This beloved game show host swears a lot, loves sipping skim milk (and chardonnay when he’s feeling frisky), and he’s the subject of three books coming out this year.
Who is “Jeopardy’s” Alex Trebek?
The quiz show emcee who’s been struggling with advanced pancreatic cancer for the last 16 months is releasing his first-ever memoir next Tuesday, “The Answer Is … Reflections on My Life,” which the ViacomCBS-owned VIAC, -1.21% Simon & Schuster is dropping the day before Trebek’s 80th birthday.
And it’s just one of three tomes highlighting the quiz show and its host of more than three decades (and more than 8,000 episodes) being published this year. There also is an unauthorized biography by independent journalist Lisa Rogak landing on July 21, as well as a text chronicling the history of the game show produced by Sony SNE, -0.93% that’s expected to hit shelves this fall.
Trebek, whose prognosis sadly has worsened after he initially responded well to treatment, tells the New York Times in a new interview that this book may be his last chance to define his legacy on his terms. “I want you to hear it from me,” he said. The two-year survival rate for this type of cancer diagnosis is 7%.
And he freely admits that his book deal netted “a good deal of money,” adding that it “wasn’t John Bolton-type money,” as the latter’s White House tell-all pulled in a $2 million advance.
Trebek, who reportedly makes $10 million a year filming “Jeopardy,” plans to donate the windfall from his memoir deal to charity.
The Times got an early look at the book. Here are highlights from the memoir, as well as an update on Trebek’s health and his retirement plans. Check out 5 things Trebek fans might not have known about the beloved “Jeopardy” host.
1. His treatment has been even more painful than he let on.
Trebek has been candid about the wringer that his cancer treatment has put him through in periodic videos to fans that have been shared on Facebook FB, +0.45% and Twitter TWTR, +1.50%, including “sudden, massive attacks of depression.” His latest interview gets even more real, however, revealing that he woke up in such agony a few weeks ago that he had to drag himself out of bed to tape new introductions to old “Jeopardy” episodes that will be aired while the pandemic halts production of new ones.
“Yesterday morning my wife came to me and said, ‘How are you feeling?’ And I said, ‘I feel like I want to die.’ It was that bad,” he told the Times. “There comes a time where you have to make a decision as to whether you want to continue with such a low quality of life, or whether you want to just ease yourself into the next level. It doesn’t bother me in the least.”
If his current course of cancer treatment doesn’t prove to be effective, he plans to stop treatment, he said.

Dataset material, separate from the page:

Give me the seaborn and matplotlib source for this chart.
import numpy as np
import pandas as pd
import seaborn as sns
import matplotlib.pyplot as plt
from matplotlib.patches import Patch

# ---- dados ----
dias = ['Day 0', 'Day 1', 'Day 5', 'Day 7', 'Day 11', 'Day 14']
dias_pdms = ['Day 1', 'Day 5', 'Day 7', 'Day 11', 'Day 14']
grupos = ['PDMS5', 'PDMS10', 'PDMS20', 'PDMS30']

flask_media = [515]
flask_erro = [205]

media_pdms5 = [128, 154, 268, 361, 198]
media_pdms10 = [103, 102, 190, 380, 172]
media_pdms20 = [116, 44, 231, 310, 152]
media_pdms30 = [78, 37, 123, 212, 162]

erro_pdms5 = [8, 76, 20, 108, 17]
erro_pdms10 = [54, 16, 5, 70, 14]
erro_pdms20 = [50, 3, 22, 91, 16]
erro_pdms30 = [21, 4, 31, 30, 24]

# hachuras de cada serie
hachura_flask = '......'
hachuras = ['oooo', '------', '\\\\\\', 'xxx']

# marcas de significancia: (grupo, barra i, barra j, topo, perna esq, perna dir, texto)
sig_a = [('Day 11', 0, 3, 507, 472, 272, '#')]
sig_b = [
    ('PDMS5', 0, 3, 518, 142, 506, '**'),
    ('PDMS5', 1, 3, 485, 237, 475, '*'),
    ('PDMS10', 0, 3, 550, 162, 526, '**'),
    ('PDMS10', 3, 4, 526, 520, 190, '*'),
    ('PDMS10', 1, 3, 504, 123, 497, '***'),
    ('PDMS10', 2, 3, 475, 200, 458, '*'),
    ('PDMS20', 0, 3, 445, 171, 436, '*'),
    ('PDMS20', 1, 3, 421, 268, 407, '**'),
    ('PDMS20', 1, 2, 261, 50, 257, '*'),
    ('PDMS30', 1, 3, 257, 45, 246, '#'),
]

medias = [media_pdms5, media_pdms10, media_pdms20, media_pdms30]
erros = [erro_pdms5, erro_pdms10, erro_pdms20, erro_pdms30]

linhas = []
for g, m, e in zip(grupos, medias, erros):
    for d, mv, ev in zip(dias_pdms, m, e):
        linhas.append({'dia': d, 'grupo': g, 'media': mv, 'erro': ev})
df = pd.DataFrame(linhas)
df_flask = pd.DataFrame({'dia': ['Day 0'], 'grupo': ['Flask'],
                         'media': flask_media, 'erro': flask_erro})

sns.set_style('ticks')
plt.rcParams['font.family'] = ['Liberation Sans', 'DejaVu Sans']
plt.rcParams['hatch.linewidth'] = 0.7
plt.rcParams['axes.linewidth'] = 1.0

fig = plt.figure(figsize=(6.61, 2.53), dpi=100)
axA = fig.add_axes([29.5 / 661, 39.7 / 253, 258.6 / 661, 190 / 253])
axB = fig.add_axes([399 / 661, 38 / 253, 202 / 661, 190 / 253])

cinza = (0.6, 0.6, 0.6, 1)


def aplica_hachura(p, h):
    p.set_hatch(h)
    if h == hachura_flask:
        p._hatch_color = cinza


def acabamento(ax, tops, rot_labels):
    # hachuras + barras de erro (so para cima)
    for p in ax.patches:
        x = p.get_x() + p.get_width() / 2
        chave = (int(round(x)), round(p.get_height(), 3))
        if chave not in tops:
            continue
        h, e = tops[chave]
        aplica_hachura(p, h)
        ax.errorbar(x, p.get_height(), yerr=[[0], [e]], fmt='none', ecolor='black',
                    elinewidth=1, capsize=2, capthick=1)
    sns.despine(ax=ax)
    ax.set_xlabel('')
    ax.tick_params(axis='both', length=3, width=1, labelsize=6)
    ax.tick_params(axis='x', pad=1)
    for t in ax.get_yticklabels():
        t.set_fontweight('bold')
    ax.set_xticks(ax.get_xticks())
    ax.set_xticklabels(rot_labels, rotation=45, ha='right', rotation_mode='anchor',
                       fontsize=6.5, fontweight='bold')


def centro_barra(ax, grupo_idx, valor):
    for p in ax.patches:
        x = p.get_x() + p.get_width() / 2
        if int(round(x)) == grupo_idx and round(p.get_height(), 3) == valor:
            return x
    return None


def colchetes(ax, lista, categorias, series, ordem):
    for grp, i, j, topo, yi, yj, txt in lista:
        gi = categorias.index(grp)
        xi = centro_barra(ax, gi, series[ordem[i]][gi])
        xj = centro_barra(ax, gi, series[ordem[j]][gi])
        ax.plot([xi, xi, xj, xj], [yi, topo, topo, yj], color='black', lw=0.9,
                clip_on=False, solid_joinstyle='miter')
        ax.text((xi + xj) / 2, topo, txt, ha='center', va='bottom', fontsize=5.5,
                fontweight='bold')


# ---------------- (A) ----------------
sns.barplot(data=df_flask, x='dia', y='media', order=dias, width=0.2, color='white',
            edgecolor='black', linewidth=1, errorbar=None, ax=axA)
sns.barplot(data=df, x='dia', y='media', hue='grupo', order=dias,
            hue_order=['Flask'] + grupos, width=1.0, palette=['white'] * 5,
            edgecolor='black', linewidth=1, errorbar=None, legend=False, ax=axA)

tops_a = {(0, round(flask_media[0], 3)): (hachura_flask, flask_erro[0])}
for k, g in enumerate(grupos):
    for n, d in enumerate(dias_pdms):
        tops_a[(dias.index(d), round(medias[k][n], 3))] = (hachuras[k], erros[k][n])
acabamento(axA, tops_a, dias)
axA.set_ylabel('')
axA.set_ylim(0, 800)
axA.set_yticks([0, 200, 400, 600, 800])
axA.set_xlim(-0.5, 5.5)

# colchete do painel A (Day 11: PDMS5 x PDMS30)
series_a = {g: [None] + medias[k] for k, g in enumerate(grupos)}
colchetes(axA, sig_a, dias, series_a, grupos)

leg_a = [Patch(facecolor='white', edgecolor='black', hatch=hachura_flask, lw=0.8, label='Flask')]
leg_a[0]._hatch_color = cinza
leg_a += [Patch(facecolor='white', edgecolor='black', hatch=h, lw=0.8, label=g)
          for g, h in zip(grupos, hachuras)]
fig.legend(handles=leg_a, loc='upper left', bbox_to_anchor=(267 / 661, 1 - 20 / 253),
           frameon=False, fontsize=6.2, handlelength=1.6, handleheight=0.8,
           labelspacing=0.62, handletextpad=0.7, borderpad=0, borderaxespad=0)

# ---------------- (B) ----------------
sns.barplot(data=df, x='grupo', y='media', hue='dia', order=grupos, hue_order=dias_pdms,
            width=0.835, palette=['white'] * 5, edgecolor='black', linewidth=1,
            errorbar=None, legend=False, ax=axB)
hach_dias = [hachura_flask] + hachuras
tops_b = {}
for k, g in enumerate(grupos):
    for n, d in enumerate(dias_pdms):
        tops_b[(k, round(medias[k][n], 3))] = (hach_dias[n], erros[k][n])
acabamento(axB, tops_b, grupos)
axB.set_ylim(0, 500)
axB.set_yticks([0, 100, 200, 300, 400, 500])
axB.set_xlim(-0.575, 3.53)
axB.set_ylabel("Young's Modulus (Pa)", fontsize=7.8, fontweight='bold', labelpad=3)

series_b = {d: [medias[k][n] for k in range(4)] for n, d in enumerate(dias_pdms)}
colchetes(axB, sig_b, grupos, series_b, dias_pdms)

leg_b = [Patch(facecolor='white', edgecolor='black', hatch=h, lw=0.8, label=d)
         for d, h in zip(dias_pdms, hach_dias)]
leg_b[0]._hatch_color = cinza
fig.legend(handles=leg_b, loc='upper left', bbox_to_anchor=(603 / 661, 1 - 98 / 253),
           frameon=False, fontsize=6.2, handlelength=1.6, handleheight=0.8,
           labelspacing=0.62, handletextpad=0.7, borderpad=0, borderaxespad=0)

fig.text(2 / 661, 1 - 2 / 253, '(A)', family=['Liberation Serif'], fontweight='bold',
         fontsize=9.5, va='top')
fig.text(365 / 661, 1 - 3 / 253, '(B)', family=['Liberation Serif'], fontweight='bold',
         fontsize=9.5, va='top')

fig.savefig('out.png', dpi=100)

2. But he’s a fighter who has already overcome several medical scares.
During the course of Trebek’s 36-year “Jeopardy” career, he’s survived a car crash, two heart attacks and brain surgery for blood clots. He even called the brain surgery a “slight medical problem” in a 2018 YouTube GOOG, -0.16% video address to fans, assuring them at the time that he would be back in the studio “very, very soon.”
He finds that his work, his family and his fans give him purpose. “Oddly enough, when we started taping I suddenly started to regain my strength,” he said, referring to that recent particularly painful morning. “It’s the strangest thing. It is some kind of an elixir.”
“Jeopardy” announcer Johnny Gilbert also told the Times that, “Once I introduce him on that stage, he is Alex Trebek. You can tell that that’s what he’s living for.”
3. This is what would spur him to retire, however.
Trebek said that he’ll keep making the show for as long as he can, but he does fear that his performance is declining. He worries that he’s slurring his words and making mistakes while reading contestants the clues. “It’s a quality program, and I think I do a good job hosting it,” he said, “and when I start slipping, I’ll stop hosting.”
4. He was once a bit of a bad boy.
While there’s no shocking revelations or scandals in his new memoir, there’s plenty of colorful anecdotes from the Canadian immigrant’s youth. Turns out, Trebek swears — a lot. He was almost expelled from boarding school as a boy, and was known as a class clown and daredevil who would pick fights with bullies. Once, he fell through the ice of a frozen river after jumping off of a balcony with a makeshift parachute. He dropped out of military college. Trebek also reveals that he “accidentally” ate four or five pot brownies during a Malibu party in the 1970s. He woke up at the host’s house three days later.
5. Trebek has some very particular tastes.
Trebek’s favorite animal is the musk ox. His go-to drink is low-fat milk — or chardonnay when he’s feeling more “frisky.” The Times also calls him an arbiter of truth, especially during this divisive era of “fake news” and “alternative facts.”
“There’s a certain comfort that comes from knowing a fact,” Trebek said. “The sun is up in the sky. There’s nothing you can say that’s going to change that. You can’t say, ‘The sun’s not up there, there’s no sky.’ There is reality, and there’s nothing wrong with accepting reality. It’s when you try to distort reality, to maneuver it into accommodating your particular point of view, your particular bigotry, your particular whatever — that’s when you run into problems.”